*Do this*
Return the material exactly as supplied, apart from the pictures, which are omitted.

*Dataset rows*
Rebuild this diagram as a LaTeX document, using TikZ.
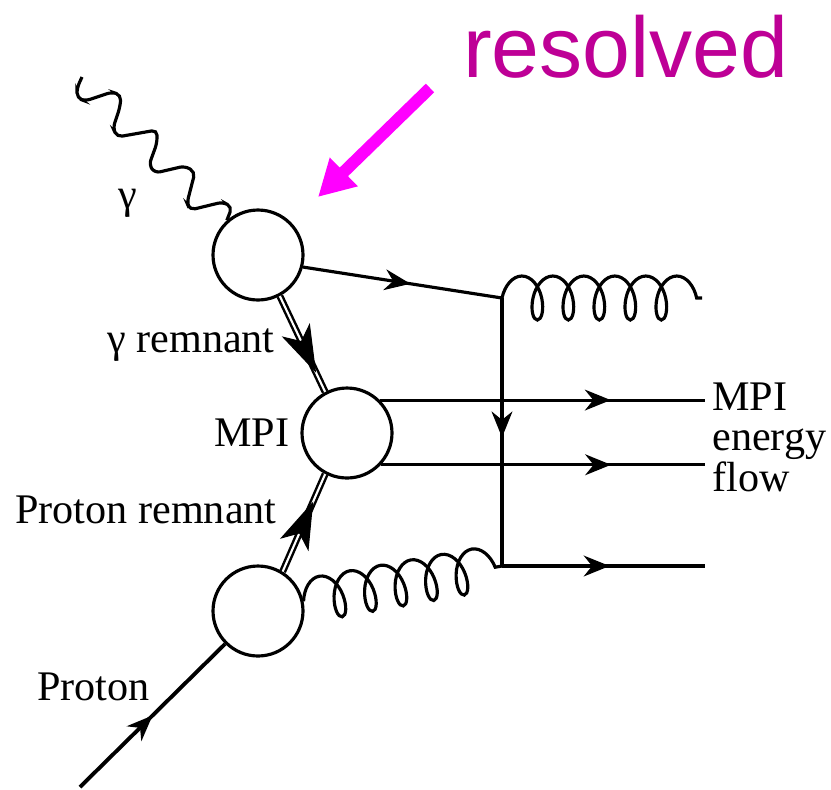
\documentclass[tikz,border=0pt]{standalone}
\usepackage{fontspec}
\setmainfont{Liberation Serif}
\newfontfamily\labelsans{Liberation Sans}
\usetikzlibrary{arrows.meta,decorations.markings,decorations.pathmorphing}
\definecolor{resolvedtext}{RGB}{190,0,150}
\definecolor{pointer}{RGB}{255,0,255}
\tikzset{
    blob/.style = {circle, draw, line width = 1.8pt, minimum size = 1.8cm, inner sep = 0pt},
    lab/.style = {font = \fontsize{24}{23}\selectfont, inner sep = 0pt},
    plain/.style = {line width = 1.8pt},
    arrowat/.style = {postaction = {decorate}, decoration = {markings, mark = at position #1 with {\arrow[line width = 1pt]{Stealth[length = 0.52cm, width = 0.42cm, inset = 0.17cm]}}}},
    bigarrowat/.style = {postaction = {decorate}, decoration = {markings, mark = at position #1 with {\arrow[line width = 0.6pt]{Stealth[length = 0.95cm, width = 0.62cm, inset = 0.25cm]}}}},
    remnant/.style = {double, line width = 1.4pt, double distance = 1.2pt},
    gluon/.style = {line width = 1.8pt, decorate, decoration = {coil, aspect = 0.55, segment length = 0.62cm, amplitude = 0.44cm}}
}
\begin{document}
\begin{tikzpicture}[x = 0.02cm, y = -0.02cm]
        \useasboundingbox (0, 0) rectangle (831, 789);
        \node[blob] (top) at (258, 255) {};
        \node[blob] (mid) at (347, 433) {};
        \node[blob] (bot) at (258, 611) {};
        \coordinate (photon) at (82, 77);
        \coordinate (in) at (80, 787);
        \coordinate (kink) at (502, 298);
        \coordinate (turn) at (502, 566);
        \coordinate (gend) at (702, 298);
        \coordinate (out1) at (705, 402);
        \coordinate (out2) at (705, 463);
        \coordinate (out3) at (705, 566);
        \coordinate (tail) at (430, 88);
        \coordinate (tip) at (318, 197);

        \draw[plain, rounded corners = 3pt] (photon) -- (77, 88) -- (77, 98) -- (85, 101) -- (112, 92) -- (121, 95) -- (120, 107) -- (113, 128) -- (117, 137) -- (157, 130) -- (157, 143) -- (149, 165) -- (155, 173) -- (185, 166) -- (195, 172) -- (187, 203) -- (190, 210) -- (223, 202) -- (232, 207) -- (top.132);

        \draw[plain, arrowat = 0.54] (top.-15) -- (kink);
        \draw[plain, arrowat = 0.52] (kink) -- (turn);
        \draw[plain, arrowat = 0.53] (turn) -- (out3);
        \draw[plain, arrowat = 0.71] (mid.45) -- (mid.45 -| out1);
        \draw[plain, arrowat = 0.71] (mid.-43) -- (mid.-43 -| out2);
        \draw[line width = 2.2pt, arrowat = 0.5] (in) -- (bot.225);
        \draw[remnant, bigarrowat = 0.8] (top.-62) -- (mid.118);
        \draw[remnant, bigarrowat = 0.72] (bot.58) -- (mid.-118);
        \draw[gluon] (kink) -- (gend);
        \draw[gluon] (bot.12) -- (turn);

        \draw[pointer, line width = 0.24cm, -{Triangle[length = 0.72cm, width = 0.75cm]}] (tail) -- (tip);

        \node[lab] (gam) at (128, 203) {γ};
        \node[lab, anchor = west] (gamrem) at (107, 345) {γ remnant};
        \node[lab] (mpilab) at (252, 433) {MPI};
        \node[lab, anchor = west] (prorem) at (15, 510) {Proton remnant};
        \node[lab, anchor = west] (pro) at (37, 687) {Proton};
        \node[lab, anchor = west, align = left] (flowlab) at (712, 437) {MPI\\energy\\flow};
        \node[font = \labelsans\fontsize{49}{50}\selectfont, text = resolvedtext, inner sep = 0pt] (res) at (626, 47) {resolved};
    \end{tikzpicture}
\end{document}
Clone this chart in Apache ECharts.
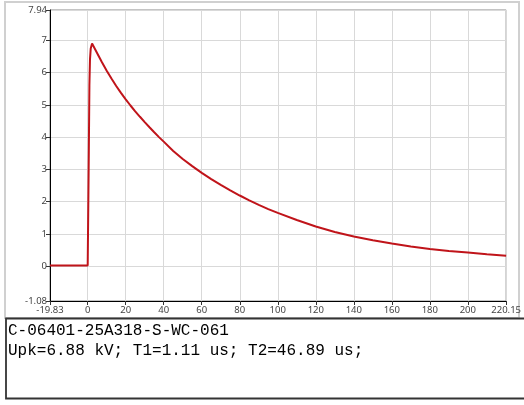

*Solution for this problem*
Rebuild this diagram as a LaTeX document, using TikZ.
\documentclass[tikz,border=0pt]{standalone}
\usepackage{fontspec}
\setmainfont{Liberation Serif}
\newfontfamily\labelsans{Liberation Sans}
\usetikzlibrary{arrows.meta,decorations.markings,decorations.pathmorphing}
\definecolor{resolvedtext}{RGB}{190,0,150}
\definecolor{pointer}{RGB}{255,0,255}
\tikzset{
    blob/.style = {circle, draw, line width = 1.8pt, minimum size = 1.8cm, inner sep = 0pt},
    lab/.style = {font = \fontsize{24}{23}\selectfont, inner sep = 0pt},
    plain/.style = {line width = 1.8pt},
    arrowat/.style = {postaction = {decorate}, decoration = {markings, mark = at position #1 with {\arrow[line width = 1pt]{Stealth[length = 0.52cm, width = 0.42cm, inset = 0.17cm]}}}},
    bigarrowat/.style = {postaction = {decorate}, decoration = {markings, mark = at position #1 with {\arrow[line width = 0.6pt]{Stealth[length = 0.95cm, width = 0.62cm, inset = 0.25cm]}}}},
    remnant/.style = {double, line width = 1.4pt, double distance = 1.2pt},
    gluon/.style = {line width = 1.8pt, decorate, decoration = {coil, aspect = 0.55, segment length = 0.62cm, amplitude = 0.44cm}}
}
\begin{document}
\begin{tikzpicture}[x = 0.02cm, y = -0.02cm]
        \useasboundingbox (0, 0) rectangle (831, 789);
        \node[blob] (top) at (258, 255) {};
        \node[blob] (mid) at (347, 433) {};
        \node[blob] (bot) at (258, 611) {};
        \coordinate (photon) at (82, 77);
        \coordinate (in) at (80, 787);
        \coordinate (kink) at (502, 298);
        \coordinate (turn) at (502, 566);
        \coordinate (gend) at (702, 298);
        \coordinate (out1) at (705, 402);
        \coordinate (out2) at (705, 463);
        \coordinate (out3) at (705, 566);
        \coordinate (tail) at (430, 88);
        \coordinate (tip) at (318, 197);

        \draw[plain, rounded corners = 3pt] (photon) -- (77, 88) -- (77, 98) -- (85, 101) -- (112, 92) -- (121, 95) -- (120, 107) -- (113, 128) -- (117, 137) -- (157, 130) -- (157, 143) -- (149, 165) -- (155, 173) -- (185, 166) -- (195, 172) -- (187, 203) -- (190, 210) -- (223, 202) -- (232, 207) -- (top.132);

        \draw[plain, arrowat = 0.54] (top.-15) -- (kink);
        \draw[plain, arrowat = 0.52] (kink) -- (turn);
        \draw[plain, arrowat = 0.53] (turn) -- (out3);
        \draw[plain, arrowat = 0.71] (mid.45) -- (mid.45 -| out1);
        \draw[plain, arrowat = 0.71] (mid.-43) -- (mid.-43 -| out2);
        \draw[line width = 2.2pt, arrowat = 0.5] (in) -- (bot.225);
        \draw[remnant, bigarrowat = 0.8] (top.-62) -- (mid.118);
        \draw[remnant, bigarrowat = 0.72] (bot.58) -- (mid.-118);
        \draw[gluon] (kink) -- (gend);
        \draw[gluon] (bot.12) -- (turn);

        \draw[pointer, line width = 0.24cm, -{Triangle[length = 0.72cm, width = 0.75cm]}] (tail) -- (tip);

        \node[lab] (gam) at (128, 203) {γ};
        \node[lab, anchor = west] (gamrem) at (107, 345) {γ remnant};
        \node[lab] (mpilab) at (252, 433) {MPI};
        \node[lab, anchor = west] (prorem) at (15, 510) {Proton remnant};
        \node[lab, anchor = west] (pro) at (37, 687) {Proton};
        \node[lab, anchor = west, align = left] (flowlab) at (712, 437) {MPI\\energy\\flow};
        \node[font = \labelsans\fontsize{49}{50}\selectfont, text = resolvedtext, inner sep = 0pt] (res) at (626, 47) {resolved};
    \end{tikzpicture}
\end{document}
Clone this chart in Apache ECharts.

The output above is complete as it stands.